This blog is for everyone who uses words.

The ordinary-sized words are for everyone, but the big ones are especially for children.



Friday, 19 August 2016

Word To Use Today: giraffe. With ossicone as a bonus.

The giraffe (or cameleopard, if you're feeling historical) is the tallest living animal, hurray, and the tallest part of the tallest living animal are its ossicones, which are the little horn-like things it wears between its ears.

File:Giraffe.JPG
photo by Sergio Cambelo

Giraffes are extraordinary in many ways. They have traditional calving grounds so they can leave their new-borns in a sort of nursery when the mothers want to go off and feed. They smell of home-made insect-repellent.

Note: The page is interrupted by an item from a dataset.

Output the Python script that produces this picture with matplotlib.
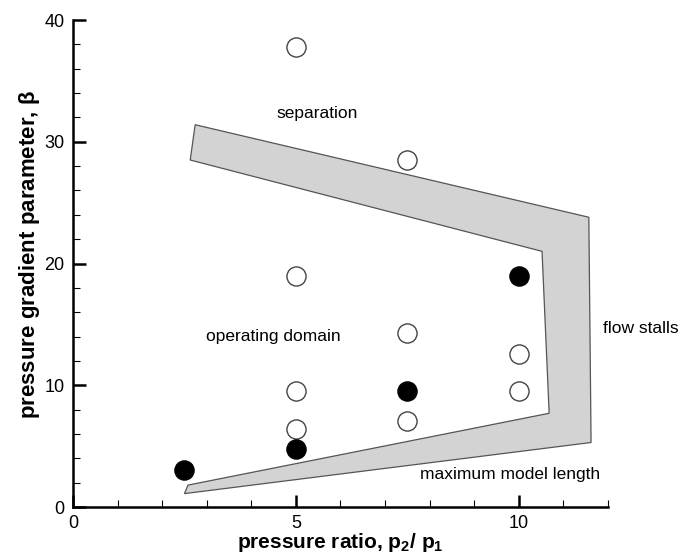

They neck - though not, as with humans, when they're courting, but when they're fighting off rivals.




Astonishingly, there's some evidence giraffes can relay information across great distances, perhaps by making sounds at frequencies too low for humans to hear (they snore at low frequencies, too, but as far as we know that doesn't have any special meaning).

Giraffes are jolly useful even when, sadly, dead. If you want to cure a nose bleed, then the smoke from a burning giraffe skin is said by the Bugunda people to help (this is at least as sensible as putting a cold key down the back). If, like the Humr people of Sudan, you consume a drink made of a giraffe's liver and bone marrow you are very likely to see the ghosts of giraffes

No, you are, really. It's almost certainly something to do with the psychoactive substances found in a giraffe's acacia-leaf diet.

No wonder they always look so spaced-out.

Word To Use Today: giraffe. This word comes from the Arabic zarāfah. Cameleopard arose because the animal does look a bit like a mixture of a camel and a...but you're there before me.